Why Forcing Certainty Can Block Self-Trust
Many women believe they’ll trust themselves again once they feel sure.
But self-trust doesn’t come from certainty.
It comes from responsiveness.
It’s rebuilt when you:
Notice what feels constricting versus steady
Honor a “no” without explaining it
Let something remain unresolved without panic
Follow through on small internal signals
Each time you respond to yourself with respect—even without answers—you reinforce the relationship.
That’s how self-trust after loss begins to repair itself.

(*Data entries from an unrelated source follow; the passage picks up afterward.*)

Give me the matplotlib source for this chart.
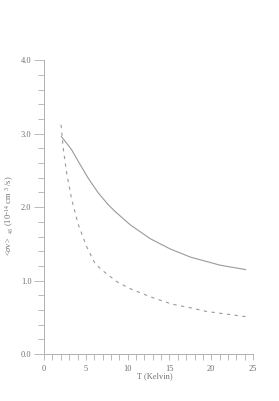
import matplotlib
matplotlib.use('Agg')
import matplotlib.pyplot as plt
from matplotlib.ticker import MultipleLocator, FormatStrFormatter

plt.rcParams['font.family'] = 'Liberation Serif'
plt.rcParams['mathtext.fontset'] = 'custom'
plt.rcParams['mathtext.rm'] = 'Liberation Serif'
plt.rcParams['mathtext.it'] = 'Liberation Serif:italic'

# solid curve
t_solid = [2.07, 2.9, 3.3, 4.1, 5.3, 6.5, 7.7, 8.5, 10.3, 12.7, 15.1, 17.5, 21.05, 24.1]
v_solid = [2.96, 2.84, 2.78, 2.62, 2.39, 2.19, 2.03, 1.94, 1.76, 1.57, 1.43, 1.32, 1.21, 1.15]

# dashed curve
t_dash = [2.03, 2.31, 2.71, 3.31, 4.1, 5.1, 6.1, 7.18, 8.77, 10.3, 12.7, 15.3, 17.5, 19.45, 24.1]
v_dash = [3.12, 2.78, 2.46, 2.10, 1.76, 1.46, 1.23, 1.12, 0.98, 0.89, 0.78, 0.68, 0.63, 0.58, 0.51]

grey = '#9a9a9a'
tgrey = '#707070'

fig = plt.figure(figsize=(2.79, 4.01), dpi=100)
ax = fig.add_axes([0.158, 0.117, 0.749, 0.733])

ax.plot(t_solid, v_solid, color=grey, lw=0.8)
ax.plot(t_dash, v_dash, color=grey, lw=0.8, dashes=(3, 4))

ax.set_xlim(0, 25)
ax.set_ylim(0, 4.0)
ax.spines['top'].set_visible(False)
ax.spines['right'].set_visible(False)
for s in ['left', 'bottom']:
    ax.spines[s].set_color('#b0b0b0')
    ax.spines[s].set_linewidth(0.7)

ax.xaxis.set_major_locator(MultipleLocator(5))
ax.xaxis.set_minor_locator(MultipleLocator(1))
ax.yaxis.set_major_locator(MultipleLocator(1.0))
ax.yaxis.set_minor_locator(MultipleLocator(0.2))
ax.yaxis.set_major_formatter(FormatStrFormatter('%.1f'))

ax.tick_params(axis='x', which='both', direction='out', length=4, width=0.6,
               color='#b0b0b0', labelsize=6, labelcolor=tgrey, pad=4)
ax.tick_params(axis='y', which='major', direction='out', length=7, width=0.6,
               color='#b0b0b0', labelsize=6, labelcolor=tgrey, pad=2)
ax.tick_params(axis='y', which='minor', direction='out', length=4, width=0.6,
               color='#b0b0b0')

ax.set_xlabel('T (Kelvin)', fontsize=6, color=tgrey)
ax.xaxis.set_label_coords(0.53, -0.062)
ax.set_ylabel(r'<$\sigma$v>  $_{43}$ (10$^{-14}$ cm $^{3}$ /s)', fontsize=6, color=tgrey)
ax.yaxis.set_label_coords(-0.135, 0.47)

fig.savefig('out.png', dpi=100)
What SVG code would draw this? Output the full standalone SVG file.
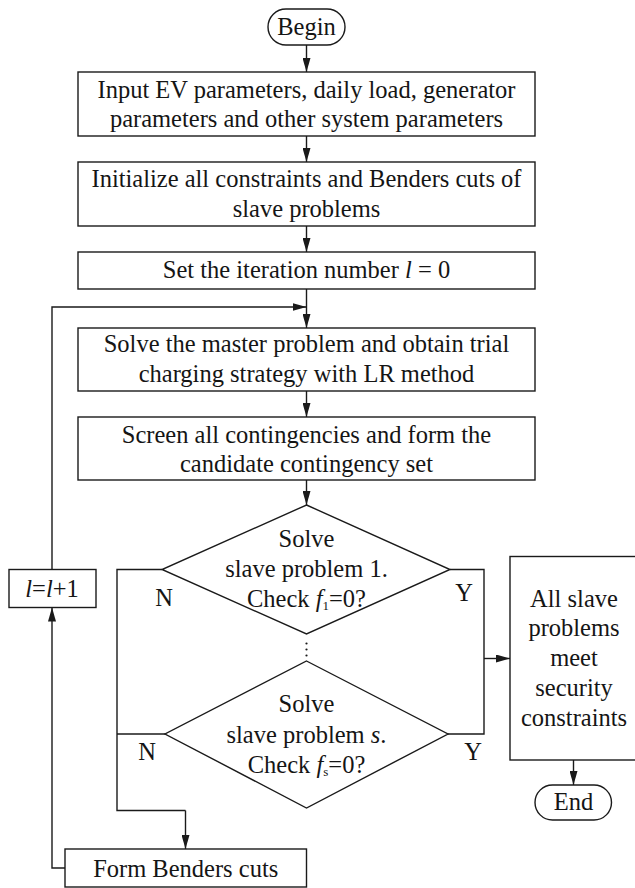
<svg xmlns="http://www.w3.org/2000/svg" width="635" height="888" viewBox="0 0 635 888">
  <style>
    .shape { fill: #ffffff; stroke: #1a1a1a; stroke-width: 1.4; }
    .line { fill: none; stroke: #1a1a1a; stroke-width: 1.4; }
    .arrow { fill: none; stroke: #1a1a1a; stroke-width: 1.4; marker-end: url(#head); }
    text { font-family: "Liberation Serif", "Times New Roman", serif; font-size: 24.5px; fill: #151515; text-anchor: middle; }
    .it { font-style: italic; }
  </style>
  <defs>
    <marker id="head" markerUnits="userSpaceOnUse" markerWidth="14" markerHeight="8" refX="14" refY="4" orient="auto">
      <path d="M0,0 L14,4 L0,8 Z" fill="#1a1a1a"/>
    </marker>
  </defs>

  <!-- connectors -->
  <g id="connectors">
    <path class="arrow" d="M306.5,45 V72"/>
    <path class="arrow" d="M306.5,136 V162"/>
    <path class="arrow" d="M306.5,226 V252"/>
    <path class="arrow" d="M306.5,289 V328"/>
    <path class="arrow" d="M52,570 V307 H306.5"/>
    <path class="arrow" d="M306.5,391 V417"/>
    <path class="arrow" d="M306.5,480 V505"/>
    <!-- N branches -->
    <path class="line" d="M162,569.5 H117 V810.5 H185.5"/>
    <path class="arrow" d="M185.5,810.5 V849"/>
    <path class="line" d="M165,734 H117"/>
    <!-- Y branches -->
    <path class="line" d="M450,569.5 H484 V734 H448"/>
    <path class="arrow" d="M484,658.5 H510"/>
    <path class="arrow" d="M573.5,760 V785"/>
    <!-- feedback -->
    <path class="arrow" d="M65,868 H52 V607.5"/>
    <!-- ellipsis between slave problems -->
    <circle cx="306.5" cy="643.5" r="1.1" fill="#1a1a1a"/>
    <circle cx="306.5" cy="649.5" r="1.1" fill="#1a1a1a"/>
    <circle cx="306.5" cy="655.5" r="1.1" fill="#1a1a1a"/>
  </g>

  <g id="begin">
    <rect class="shape" x="268" y="9" width="77" height="36" rx="18"/>
    <text x="306.5" y="35">Begin</text>
  </g>

  <g id="input">
    <rect class="shape" x="78" y="72" width="457" height="64"/>
    <text x="306.5" y="97.5">Input EV parameters, daily load, generator</text>
    <text x="306.5" y="126.5">parameters and other system parameters</text>
  </g>

  <g id="initialize">
    <rect class="shape" x="78" y="162" width="457" height="64"/>
    <text x="306.5" y="187">Initialize all constraints and Benders cuts of</text>
    <text x="306.5" y="216.5">slave problems</text>
  </g>

  <g id="set-iteration">
    <rect class="shape" x="78" y="252" width="457" height="37"/>
    <text x="306.5" y="278">Set the iteration number <tspan class="it">l</tspan> = 0</text>
  </g>

  <g id="master">
    <rect class="shape" x="78" y="328" width="457" height="63"/>
    <text x="306.5" y="352">Solve the master problem and obtain trial</text>
    <text x="306.5" y="381.5">charging strategy with LR method</text>
  </g>

  <g id="screen">
    <rect class="shape" x="78" y="417" width="457" height="63"/>
    <text x="306.5" y="442.5">Screen all contingencies and form the</text>
    <text x="306.5" y="472">candidate contingency set</text>
  </g>

  <g id="slave-1">
    <polygon class="shape" points="306.5,505 450,569.5 306.5,634 162,569.5"/>
    <text x="306.5" y="546.5">Solve</text>
    <text x="306.5" y="576.5">slave problem 1.</text>
    <text x="306.5" y="606.5">Check <tspan class="it">f</tspan><tspan font-size="13" dy="3">1</tspan><tspan dy="-3">=0?</tspan></text>
    <text x="164" y="606">N</text>
    <text x="464" y="601">Y</text>
  </g>

  <g id="slave-s">
    <polygon class="shape" points="306.5,661 448,734 306.5,808 165,734"/>
    <text x="306.5" y="711.5">Solve</text>
    <text x="306.5" y="743">slave problem <tspan class="it">s</tspan>.</text>
    <text x="306.5" y="773">Check <tspan class="it">f</tspan><tspan font-size="13" dy="3">s</tspan><tspan dy="-3">=0?</tspan></text>
    <text x="147" y="760">N</text>
    <text x="473" y="760">Y</text>
  </g>

  <g id="all-met">
    <rect class="shape" x="510" y="556.5" width="140" height="203.5"/>
    <text x="574" y="606.5">All slave</text>
    <text x="574" y="636">problems</text>
    <text x="574" y="666">meet</text>
    <text x="574" y="695.5">security</text>
    <text x="574" y="726">constraints</text>
  </g>

  <g id="end">
    <rect class="shape" x="535" y="785" width="76.5" height="35" rx="17.5"/>
    <text x="573.5" y="810">End</text>
  </g>

  <g id="increment">
    <rect class="shape" x="9" y="569.5" width="87" height="38"/>
    <text x="52" y="596.5"><tspan class="it">l</tspan>=<tspan class="it">l</tspan>+1</text>
  </g>

  <g id="benders-cuts">
    <rect class="shape" x="65" y="849" width="241.5" height="38"/>
    <text x="185.7" y="876.5">Form Benders cuts</text>
  </g>
</svg>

How to Hear Your Inner Voice Without Demanding Answers
If you’re trying to reconnect with yourself, consider shifting the question.
Instead of asking:
“What should I do?”
Try asking:
“What feels steady right now?”
“What feels like too much?”
“What doesn’t need to be decided today?”
These questions don’t demand certainty.
They invite honesty.
Often, your inner voice doesn’t offer direction—it offers pace.
And pace is information.
Learning how to hear your inner voice after loss is often less about insight and more about listening without interruption.
Trust Returns Through Relationship, Not Revelation
Self-trust rarely returns as a sudden realization or bold declaration.
It comes back through relationship:
Listening without rushing
Respecting your own timing
Letting uncertainty exist without self-criticism
Over time, the inner voice grows clearer—not because you demanded answers, but because you created safety.
And that kind of self-trust is far more durable than certainty ever was.
A Gentle Reminder
If you’re waiting for clarity before trusting yourself again, you may be waiting on the wrong thing.
Trust doesn’t require certainty.
It requires presence.
And presence is something you can practice—even now.